Known as the host for the online TV program “The Truth about Journalism,” the special correspondent of Taiwan’s Public Television Service (PTS) Jun-Zhu Fang uncovered the bewilderingly varied faces of media on June 3rd, 2020 at Soochow’s Downtown Campus. The seminar entitled “Picture the Future of Media in Taiwan” drew an audience of scores of Soochow students and helped cultivate their media literacy.
Fang, with an academic background in business, analyzed from the angle of economics why Taiwan’s media are less competitive in today’s increasingly challenging environment. Among the three major types of media – private media, public media, and public service mass media – the most common one is private media, which produce commercially-based news. As running a television news station is bound to burn up a lot of money, such media are usually operated by wealthy financial groups, Fang explained. If viewers conduct a background check on the owners of the private news media and their sources of funds, the stances of these news media on many issues can be manifest.
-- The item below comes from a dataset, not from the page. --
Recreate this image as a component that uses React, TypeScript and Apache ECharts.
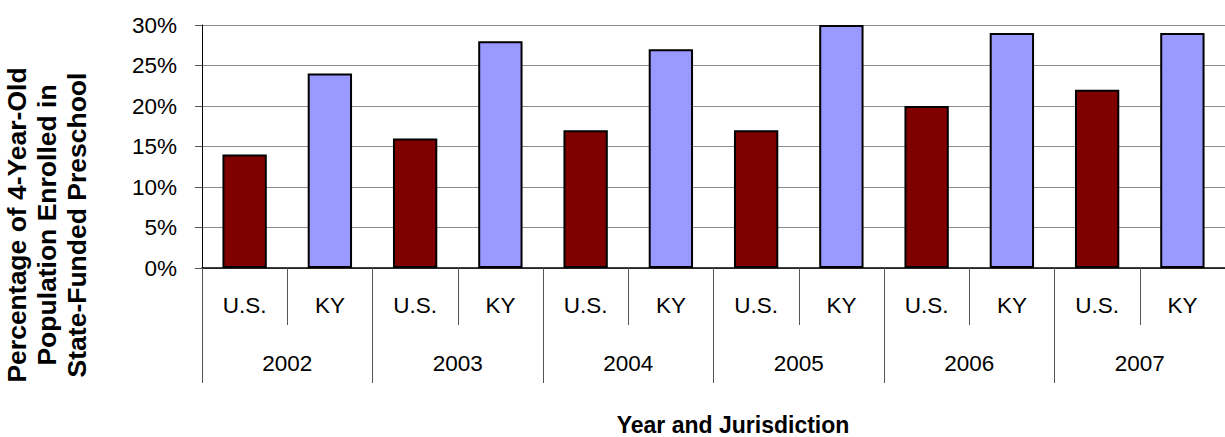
import React, { useEffect, useRef } from "react";
import * as echarts from "echarts";

const years = ["2002", "2003", "2004", "2005", "2006", "2007"];
const jurisdictions = ["U.S.", "KY"];
const usValues = [14, 16, 17, 17, 20, 22];
const kyValues = [24, 28, 27, 30, 29, 29];
const yTicks = [0, 5, 10, 15, 20, 25, 30];

const US_COLOR = "#800000";
const KY_COLOR = "#9999ff";
const FONT = "Liberation Sans, Arial, sans-serif";

export default function App() {
  const ref = useRef<HTMLDivElement>(null);
  useEffect(() => {
    document.body.style.margin = "0";
    if (!ref.current) return;
    const chart = echarts.init(ref.current, null, { renderer: "svg" });
    const cats: string[] = [];
    const data: any[] = [];
    years.forEach((y, i) => {
      cats.push(jurisdictions[0]);
      data.push({ value: usValues[i], itemStyle: { color: US_COLOR } });
      cats.push(jurisdictions[1]);
      data.push({ value: kyValues[i], itemStyle: { color: KY_COLOR } });
    });
    chart.setOption({
      animation: false,
      textStyle: { fontFamily: FONT },
      grid: { left: 202, top: 25, right: -4, bottom: 169, containLabel: false },
      xAxis: [
        {
          type: "category",
          data: cats,
          position: "bottom",
          axisLine: { show: true, lineStyle: { color: "#000", width: 1.5 } },
          axisTick: { show: true, length: 57, lineStyle: { color: "#555", width: 1 } },
          axisLabel: { fontSize: 22.5, color: "#000", margin: 26, fontFamily: FONT },
        },
        {
          type: "category",
          data: years,
          position: "bottom",
          axisLine: { show: false },
          axisTick: { show: true, length: 115, lineStyle: { color: "#555", width: 1 } },
          axisLabel: { fontSize: 22.5, color: "#000", margin: 84, fontFamily: FONT },
        },
      ],
      yAxis: {
        type: "value",
        min: 0,
        max: 30,
        interval: 5,
        axisLine: { show: true, lineStyle: { color: "#000", width: 1 } },
        axisTick: { show: true, length: 7, lineStyle: { color: "#555" } },
        axisLabel: {
          fontSize: 22.5,
          color: "#000",
          margin: 25,
          fontFamily: FONT,
          formatter: (v: number) => (yTicks.includes(v) ? v + "%" : ""),
        },
        splitLine: { show: true, lineStyle: { color: "#8c8c8c", width: 1.2 } },
      },
      series: [
        {
          type: "bar",
          xAxisIndex: 0,
          data,
          barWidth: "52%",
          itemStyle: { borderColor: "#000", borderWidth: 2 },
        },
      ],
      graphic: [
        {
          type: "text",
          x: 47,
          y: 225,
          rotation: Math.PI / 2,
          style: {
            text: "Percentage of 4-Year-Old\nPopulation Enrolled in\nState-Funded Preschool",
            font: "bold 26.5px " + FONT,
            fill: "#000",
            align: "center",
            verticalAlign: "middle",
            lineHeight: 30,
          },
        },
        {
          type: "text",
          x: 733,
          y: 425,
          style: {
            text: "Year and Jurisdiction",
            font: "bold 23px " + FONT,
            fill: "#000",
            align: "center",
            verticalAlign: "middle",
            lineHeight: 23,
          },
        },
      ],
    });
    return () => chart.dispose();
  }, []);
  return <div ref={ref} style={{ width: 1225, height: 437 }} />;
}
In contrast, public service mass media is a channel that expresses people’s voices and the culture of a country. For instance, the popularity of those Korean dramas or K-pop stars can be partly attributed to the promotion by Korea’s public television service, and similarly, BBC News, the public service broadcaster in the UK, has supported multiple-language programs with the purpose of spreading English culture and values, Fang mentioned. In the cutthroat world of media, the funds allocated to Taiwan’s public television are merely 0.5 percent as much as those of many other countries, posing a barrier to making Taiwan better known or heard by the world.
Toward the end of his speech, Fang expressed his ideal and hope to make Taiwan’s public service mass media stronger by producing news reports with superior qualities. In his mind, all news has its stances and its subjectivity. “Do not fear reporting news with certain stances, but be afraid of doing it without fact-check,” he said.